And Just Like That review: 'Four and a half minutes in, I realise I loathe these characters'
Sarah Jessica Parker as Carrie Bradshaw in And Just Like That.
The first episode of AJLT’s second season opens with the key female characters striding out of their respective bathrooms to behold their significant other draped sexily on the bed. The ladies are swathed in slithery lingerie and they all are bad ass, baby. We know this because of the arched eyebrows, powerful postures, and inferred orgasms.
All except poor Nya whose man is off touring, so she has to use her bed to watch streaming television with an air of dissatisfaction. I know how she feels.
The main drama seems to revolve around THE MET BALL, and who to bring, and what to wear and in Charlotte’s case, how to stop your children lecturing you on “upholding the patriarchy and gender normative concepts of beauty” so they can help pull your corset tighter because you’re going to THE MET BALL.
Four and a half minutes in, I realise I loathe these characters. They are self-absorbed idiots. Are we supposed to empathise with these women? Seema, a realtor who recently sold Tom Forde’s condo, rings Carrie as she’s in her kitchen learning how to poach an egg. “Did you get the caviar I sent?” she thrills. It’s a gift for inviting her to THE MET BALL, you see. Carrie’s just finished having an irritatingly inane post-coital conversation with her Thursday regular.

We’re supposed to be agog that she’s having the ride, even though she’s still grieving for Mr Big. But don’t worry, she has a heart-to-arsehole chat about it with non-binary Che, because gasp!, Mr Thursday has invited her to go to a rooftop bar where his friend is launching his bourbon line, but it’s happening on a Tuesday, so you can see her dilemma.
“Underneath that chill, he’s a dude,” reveals Che. And she doesn’t know what’s going on in that man’s head.
Along with THE MET BALL, this is fairly prominent theme. The writers don’t seem to know what men are, or how they speak, behave, or function.

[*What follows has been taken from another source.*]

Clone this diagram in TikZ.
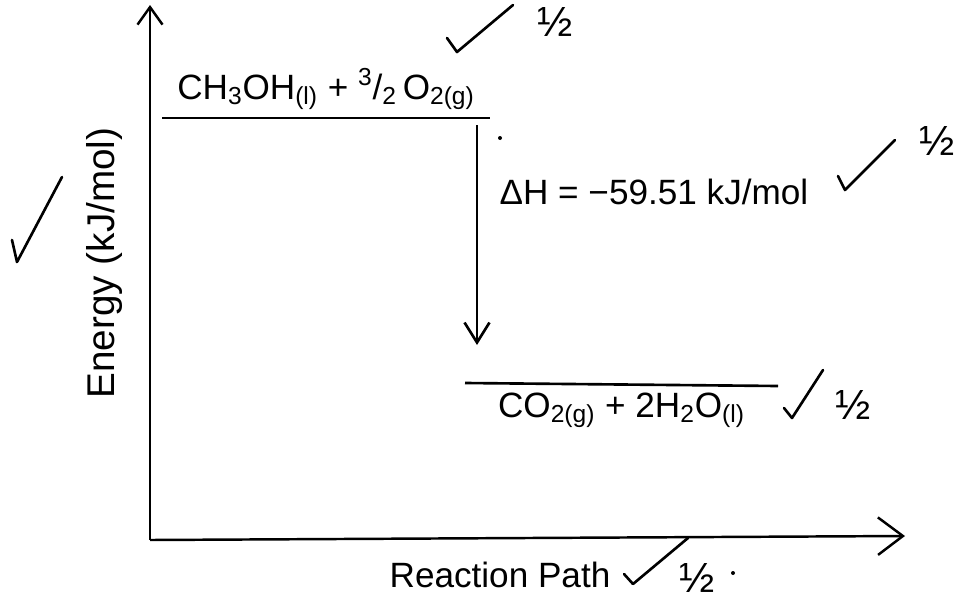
\documentclass[tikz,border=0pt]{standalone}
\usepackage{fontspec}
\setmainfont{Liberation Sans}
\usetikzlibrary{arrows.meta,positioning}

\begin{document}
\begin{tikzpicture}[
  x=0.02cm, y=-0.02cm,
  axis/.style={line width=1.4pt,-{Straight Barb[length=5mm,width=7.5mm]}},
  yaxis/.style={line width=1.4pt,-{Straight Barb[length=3.5mm,width=5mm]}},
  level/.style={line width=1.5pt},
  arr/.style={line width=1.5pt,-{Straight Barb[length=4mm,width=5mm]}},
  lbl/.style={font=\fontsize{20}{24}\selectfont,inner sep=3pt},
  grademark/.style={font=\fontsize{24}{28}\selectfont,inner sep=0pt},
  tick/.style={line width=1.5pt,line cap=round,line join=round}
]
\useasboundingbox (0,0) rectangle (963,605);
% axes
\coordinate (o) at (150,540);
\coordinate (ytop) at (150,5);
\coordinate (xend) at (905,536);
\draw[yaxis] (o) -- (ytop);
\draw[axis] (o) -- (xend);
\node[lbl,rotate=90,font=\fontsize{22}{26}\selectfont] (ylab) at (105,263) {Energy (kJ/mol)};
\node[lbl] (xlab) at (500,575) {Reaction Path};
% levels
\coordinate (r1) at (162,118);
\coordinate (r2) at (490,118);
\coordinate (p1) at (465,383);
\coordinate (p2) at (778,386);
\draw[level] (r1) -- node[lbl,above=1pt] (react) {CH\textsubscript{3}OH\textsubscript{(l)} + \textsuperscript{3}/\textsubscript{2}\,O\textsubscript{2(g)}} (r2);
\draw[level] (p1) -- node[lbl,below=1pt] (prod) {CO\textsubscript{2(g)} + 2H\textsubscript{2}O\textsubscript{(l)}} (p2);
% enthalpy change
\coordinate (dtop) at (477,125);
\coordinate (dbot) at (477,345);
\draw[arr] (dtop) -- (dbot);
\node[lbl,anchor=west] (dh) at (494,192) {ΔH = −59.51 kJ/mol};
% marks
\draw[tick] (447,38) -- (457,52) -- (513,5);
\node[grademark] (m1) at (555,22) {½};
\draw[tick] (838,176) -- (845,190) -- (895,140);
\node[grademark] (m2) at (937,141) {½};
\draw[tick] (784,408) -- (792,418) -- (823,370);
\node[grademark] (m3) at (853,405) {½};
\draw[tick] (624,574) -- (633,584) -- (688,538);
\node[grademark] (m4) at (697,578) {½};
\draw[tick] (12,240) -- (17,262) -- (62,177);
\fill (500,138) circle (2);
\fill (733,573) circle (2);
\end{tikzpicture}
\end{document}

We get gems like: “Men aren’t that emotional” and “Men are dumb, with feelings.” One character, the husband of Charlotte’s friend, Lisa, starts off by admonishing her for not taking his money to finance her new documentary so she can stay home and keep on top of his tie situation, then spends an embarrassing amount of time begging her to allow him to give her oral sex in their walk-in wardrobe.

She begrudgingly agrees, giving him a seven-minute time limit, as long as he doesn’t mess up her hair and make-up because in case he didn’t realise, they’re going to THE MET BALL.
There are some moments I *think* are supposed to be funny, but those bits just add to the tired stereotypes that I imagine the writers are desperately trying to avoid, so it boggles my brain the scenes that make it to the final cut.
Like when Miranda, who’s moved to LA to be with Che, is wrestling with a startlingly large strap-on penis and just can’t figure it out, flailing about in the background like a red-haired Inspector Clouseau while Che gabs on the phone with Carrie about her Mr Thursday problems. “Some relationships are just about sex. And that’s awesome,” she says. Who ARE these people?
Five minutes later she’s ugly crying because she’s on a diet and doesn’t want Miranda to touch her big belly. (At last, something I can relate to!) Then Charlotte’s gay friend Anthony breathes in her face, ” I’m so excited. THE MET BALL. God, I love balls.” Seriously? This is the best they can do?
I don’t care how old they are, or who they’re having a bit of jiggy-jiggy with. I want smart, funny, dialogue from likable characters who live interesting lives and wear fabulous fashion. And like the pizza company that got my address wrong three times, And Just Like That doesn’t deliver.
“Life’s too short not to try something new,” coos Carrie over her poached fecking egg. It’s also too short to watch this ever again.